What you should do =
Whenever a line below holds the word "matplotlib", copy that line.

Information supplied =
****************************************
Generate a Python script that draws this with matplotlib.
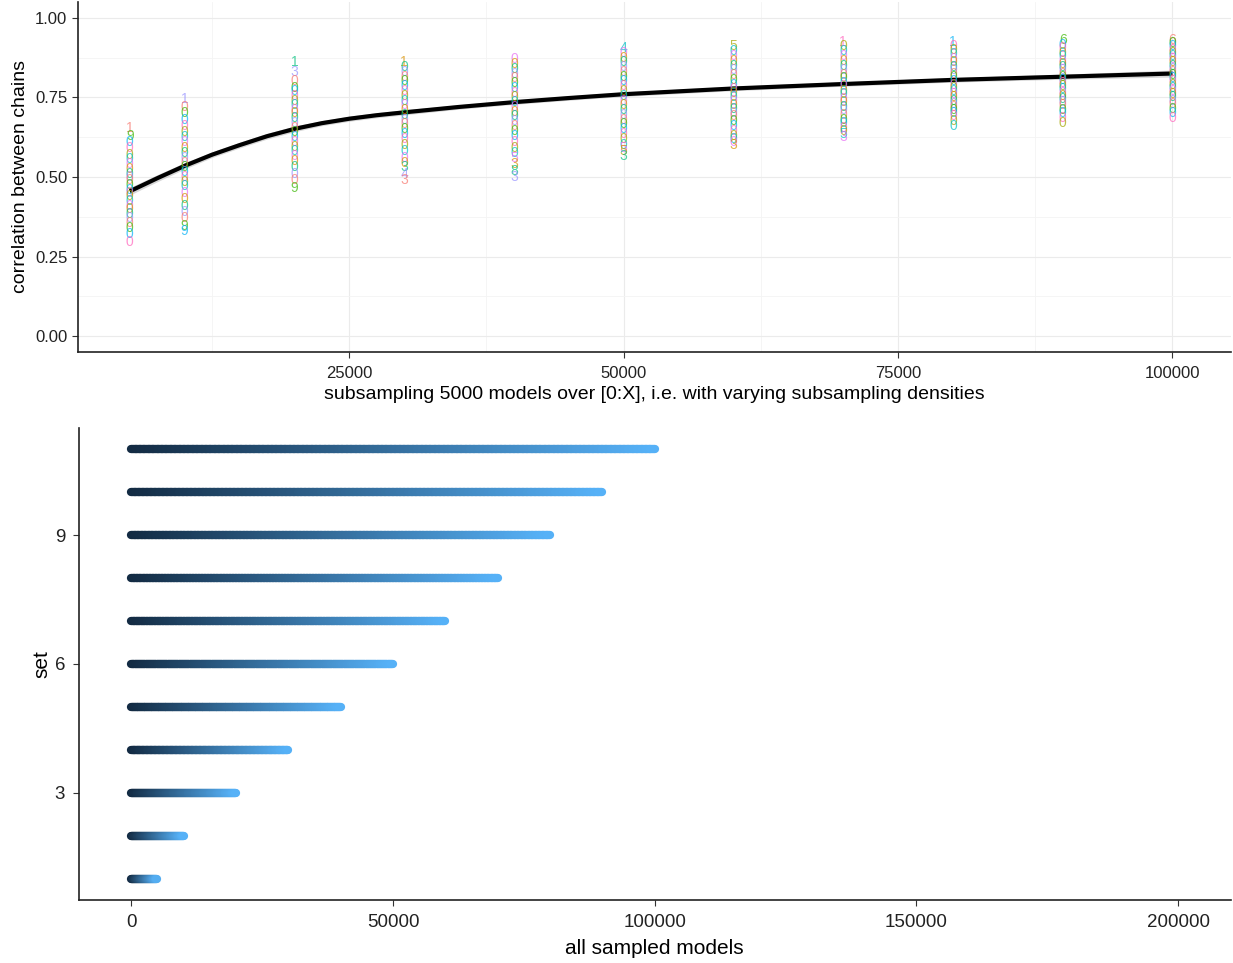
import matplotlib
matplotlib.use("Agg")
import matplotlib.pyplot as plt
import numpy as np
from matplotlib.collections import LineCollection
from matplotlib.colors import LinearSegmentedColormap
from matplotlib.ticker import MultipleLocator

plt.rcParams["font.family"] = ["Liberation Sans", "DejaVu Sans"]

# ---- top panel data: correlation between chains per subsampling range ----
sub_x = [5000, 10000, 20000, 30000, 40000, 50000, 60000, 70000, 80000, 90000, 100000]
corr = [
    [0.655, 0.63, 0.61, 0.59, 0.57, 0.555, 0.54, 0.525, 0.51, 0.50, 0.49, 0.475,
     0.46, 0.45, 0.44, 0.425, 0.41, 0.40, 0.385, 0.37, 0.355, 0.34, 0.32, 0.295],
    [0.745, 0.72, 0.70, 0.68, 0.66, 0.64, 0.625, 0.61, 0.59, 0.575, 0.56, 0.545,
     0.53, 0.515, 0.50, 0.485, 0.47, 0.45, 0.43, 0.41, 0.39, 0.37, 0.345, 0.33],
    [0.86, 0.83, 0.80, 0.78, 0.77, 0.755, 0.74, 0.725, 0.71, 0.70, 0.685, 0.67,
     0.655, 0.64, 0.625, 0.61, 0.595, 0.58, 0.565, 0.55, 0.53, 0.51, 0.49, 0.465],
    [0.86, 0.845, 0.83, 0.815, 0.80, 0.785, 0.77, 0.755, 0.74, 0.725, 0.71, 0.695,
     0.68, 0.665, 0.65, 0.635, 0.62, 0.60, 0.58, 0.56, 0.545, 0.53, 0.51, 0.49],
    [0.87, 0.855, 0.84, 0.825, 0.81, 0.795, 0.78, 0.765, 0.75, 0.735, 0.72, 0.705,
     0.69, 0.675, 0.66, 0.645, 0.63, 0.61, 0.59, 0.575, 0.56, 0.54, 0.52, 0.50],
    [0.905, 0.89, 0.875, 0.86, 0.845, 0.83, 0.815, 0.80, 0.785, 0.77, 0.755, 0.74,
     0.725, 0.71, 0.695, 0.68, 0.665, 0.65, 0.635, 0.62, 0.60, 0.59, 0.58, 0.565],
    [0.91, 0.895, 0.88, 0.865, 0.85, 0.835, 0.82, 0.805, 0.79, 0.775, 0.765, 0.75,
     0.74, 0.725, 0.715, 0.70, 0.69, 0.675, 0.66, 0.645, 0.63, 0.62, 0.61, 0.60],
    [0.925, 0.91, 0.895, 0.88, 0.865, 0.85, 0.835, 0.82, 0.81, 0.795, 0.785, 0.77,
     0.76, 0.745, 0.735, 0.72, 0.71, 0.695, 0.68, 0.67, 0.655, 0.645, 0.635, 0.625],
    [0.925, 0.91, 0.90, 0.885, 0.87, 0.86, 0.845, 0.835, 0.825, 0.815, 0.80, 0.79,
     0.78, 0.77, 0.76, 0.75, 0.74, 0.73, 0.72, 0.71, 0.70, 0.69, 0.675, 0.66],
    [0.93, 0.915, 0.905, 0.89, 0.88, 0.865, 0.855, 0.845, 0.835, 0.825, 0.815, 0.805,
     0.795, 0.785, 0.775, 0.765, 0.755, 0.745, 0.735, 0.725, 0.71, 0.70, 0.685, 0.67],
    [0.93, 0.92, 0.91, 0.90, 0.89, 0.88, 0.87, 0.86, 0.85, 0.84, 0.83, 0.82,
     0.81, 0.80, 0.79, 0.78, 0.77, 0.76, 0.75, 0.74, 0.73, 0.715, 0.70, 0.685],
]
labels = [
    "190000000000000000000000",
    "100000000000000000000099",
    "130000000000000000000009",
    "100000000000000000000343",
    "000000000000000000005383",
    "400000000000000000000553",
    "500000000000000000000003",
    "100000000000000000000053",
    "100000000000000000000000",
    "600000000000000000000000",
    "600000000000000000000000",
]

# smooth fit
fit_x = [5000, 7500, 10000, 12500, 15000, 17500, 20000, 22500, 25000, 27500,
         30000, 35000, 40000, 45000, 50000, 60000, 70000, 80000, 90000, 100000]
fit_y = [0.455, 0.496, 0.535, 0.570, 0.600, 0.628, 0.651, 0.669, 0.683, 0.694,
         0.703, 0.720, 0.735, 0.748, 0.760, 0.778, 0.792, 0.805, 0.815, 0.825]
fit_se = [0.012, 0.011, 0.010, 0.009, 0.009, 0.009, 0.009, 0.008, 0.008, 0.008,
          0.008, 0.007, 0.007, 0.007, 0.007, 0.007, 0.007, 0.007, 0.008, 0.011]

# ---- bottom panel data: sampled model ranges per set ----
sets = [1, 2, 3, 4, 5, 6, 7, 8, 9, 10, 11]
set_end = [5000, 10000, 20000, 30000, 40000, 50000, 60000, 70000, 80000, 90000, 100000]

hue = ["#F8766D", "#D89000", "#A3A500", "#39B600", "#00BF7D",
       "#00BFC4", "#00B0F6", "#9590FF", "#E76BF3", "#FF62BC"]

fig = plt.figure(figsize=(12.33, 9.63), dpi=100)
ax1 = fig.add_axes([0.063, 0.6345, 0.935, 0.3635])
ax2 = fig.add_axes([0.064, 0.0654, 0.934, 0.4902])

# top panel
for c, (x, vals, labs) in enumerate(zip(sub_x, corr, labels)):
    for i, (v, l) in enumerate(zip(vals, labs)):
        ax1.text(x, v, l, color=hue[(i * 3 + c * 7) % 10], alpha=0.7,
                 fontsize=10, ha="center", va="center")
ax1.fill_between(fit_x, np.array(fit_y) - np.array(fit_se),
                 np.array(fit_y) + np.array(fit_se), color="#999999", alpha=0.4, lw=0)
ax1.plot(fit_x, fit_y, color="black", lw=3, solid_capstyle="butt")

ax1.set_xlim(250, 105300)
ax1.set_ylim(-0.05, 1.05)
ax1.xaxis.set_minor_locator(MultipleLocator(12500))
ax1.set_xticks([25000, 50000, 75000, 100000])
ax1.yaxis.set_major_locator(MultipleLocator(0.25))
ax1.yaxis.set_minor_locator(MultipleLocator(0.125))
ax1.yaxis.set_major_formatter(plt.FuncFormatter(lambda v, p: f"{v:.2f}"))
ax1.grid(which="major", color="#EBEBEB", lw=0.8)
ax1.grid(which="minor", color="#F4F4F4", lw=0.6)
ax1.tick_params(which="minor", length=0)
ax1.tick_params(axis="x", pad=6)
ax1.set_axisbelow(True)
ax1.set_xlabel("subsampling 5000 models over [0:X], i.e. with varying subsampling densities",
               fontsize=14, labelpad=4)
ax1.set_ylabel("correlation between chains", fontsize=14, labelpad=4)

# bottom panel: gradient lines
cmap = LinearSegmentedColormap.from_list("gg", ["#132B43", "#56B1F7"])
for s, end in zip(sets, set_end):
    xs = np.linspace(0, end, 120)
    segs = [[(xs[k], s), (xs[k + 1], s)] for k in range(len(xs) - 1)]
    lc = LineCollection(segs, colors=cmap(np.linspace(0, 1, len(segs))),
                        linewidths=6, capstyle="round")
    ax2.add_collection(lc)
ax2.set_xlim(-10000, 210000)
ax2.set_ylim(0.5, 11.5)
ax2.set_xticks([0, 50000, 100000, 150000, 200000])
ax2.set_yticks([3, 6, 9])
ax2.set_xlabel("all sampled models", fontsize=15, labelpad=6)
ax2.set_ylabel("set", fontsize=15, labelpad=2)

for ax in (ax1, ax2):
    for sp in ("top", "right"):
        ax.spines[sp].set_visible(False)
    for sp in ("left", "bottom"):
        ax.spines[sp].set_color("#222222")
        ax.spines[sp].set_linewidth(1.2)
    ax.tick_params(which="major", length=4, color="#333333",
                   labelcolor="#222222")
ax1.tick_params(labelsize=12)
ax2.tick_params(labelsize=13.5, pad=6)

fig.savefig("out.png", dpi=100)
****************************************
Solution to this exercise =
Generate a Python script that draws this with matplotlib.
import matplotlib
matplotlib.use("Agg")
import matplotlib.pyplot as plt
from matplotlib.collections import LineCollection
from matplotlib.colors import LinearSegmentedColormap
from matplotlib.ticker import MultipleLocator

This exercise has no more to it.